Downstate Reviews
The New York Times- Highly Recommended
"...Bruce Norris’s “Downstate” is the kind of play that takes over your body gradually. Its tension seeps into your limbs, settles tautly in your solar plexus and does not leave. Out on the street after the performance, your every synapse remains on high alert."
Vulture- Recommended
"...Downstate wants to make you sit in discomfort as long as possible and see what lies on the other side. Bruce Norris’s play takes for its subject the lives of sex offenders. It holds its audience in both the reality of what they have committed and the lives they now live in a shabby group home in downstate Illinois with crumbling furniture, a broken window, and a generic inspirational poster encouraging “perseverance.” The very premise aims to spark a reaction, but the production is most effective at the level of a simmer: Imagine these men’s lives, what they talk about, where the law tells them they can and can’t go to get groceries. Dip your toe into empathy, but careful: The water’s boiling."
New York Theater- Recommended
"...“Downstate” ends in some over-the-top theatrics, a carefully plotted climax that certainly doesn’t happen on a typical day, even in the lives of these troubled men. But what we’re left thinking about is the complicated problem that these characters represent, which is happening every day and everywhere."
New York Post- Highly Recommended
"...It will be hard to top the play “Downstate,” which opened Tuesday night at Playwrights Horizons, for controversy this season. Written by the fearless playwright Bruce Norris, the drama is set in a group home for sex offenders and pedophiles."
TheaterMania- Recommended
"...This produces the first of many laughs throughout this 2-hour, 30-minute tragedy, which Pam MacKinnon directs with the taut timing and precise staging of a farce. She is aided in this balancing act by Todd Rosenthal's set, with its many doors and hiding places, its struggling-to-stay-cream carpet conveying wall-to-wall despair. Adam Silverman's natural lighting peeks in behind drawn blinds, while the blare of a car horn in the driveway (sound by Carolyn Downing) beckons them outside."

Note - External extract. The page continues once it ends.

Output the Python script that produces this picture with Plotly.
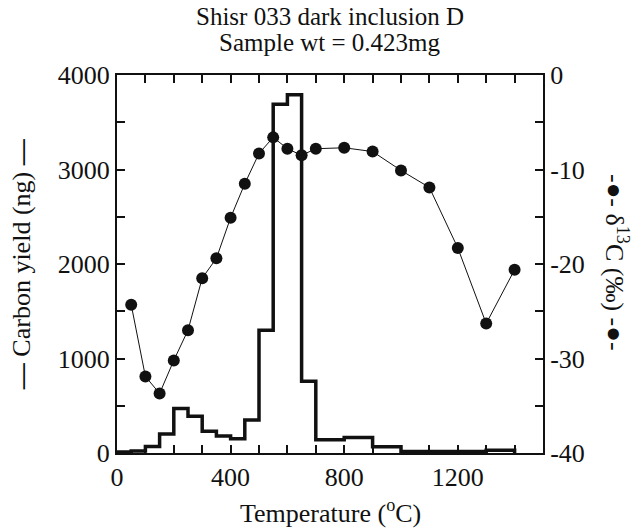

Daily Beast- Highly Recommended
"...In Bruce Norris’ Downstate, directed with visceral immediacy by Pam MacKinnon, Fred (Francis Guinan) gets around in a motorized wheelchair. He seems gentle, unassuming, and genial. Harmless. But Fred is a pedophile in his 70s, and the very opposite of harmless; the harm he has caused is incalculable, and however benign he seems now—and the play treads a queasy-making knife-edge around this very question—the damage his abuse has wrought is visible right in front of us. The play opens with Andy (Tim Hopper), a man in his 40s, accompanied by wife Em (Sally Murphy), confronting Fred about what he did to Andy when the latter was a 12-year-old boy."
About Entertainment- Highly Recommended
"...Downstate is a stirring, thought-provoking play about a deeply painful topic that plagues societies around the world. It’s an extremely tight piece of writing; every word and action is relevant. I can’t wait to see it again.'
Theatrely- Recommended
"...It’s tempting to call the play difficult, or uncomfortable, though those elements are very much present. But such descriptions cheapen this uncompromisingly well-crafted work of drama that withholds total catharsis even as it inches towards its edge. Freeman’s breathtaking performance, against an all-around incredible production, is what brings us back; its shadows guiding us to new, and unexpected understandings."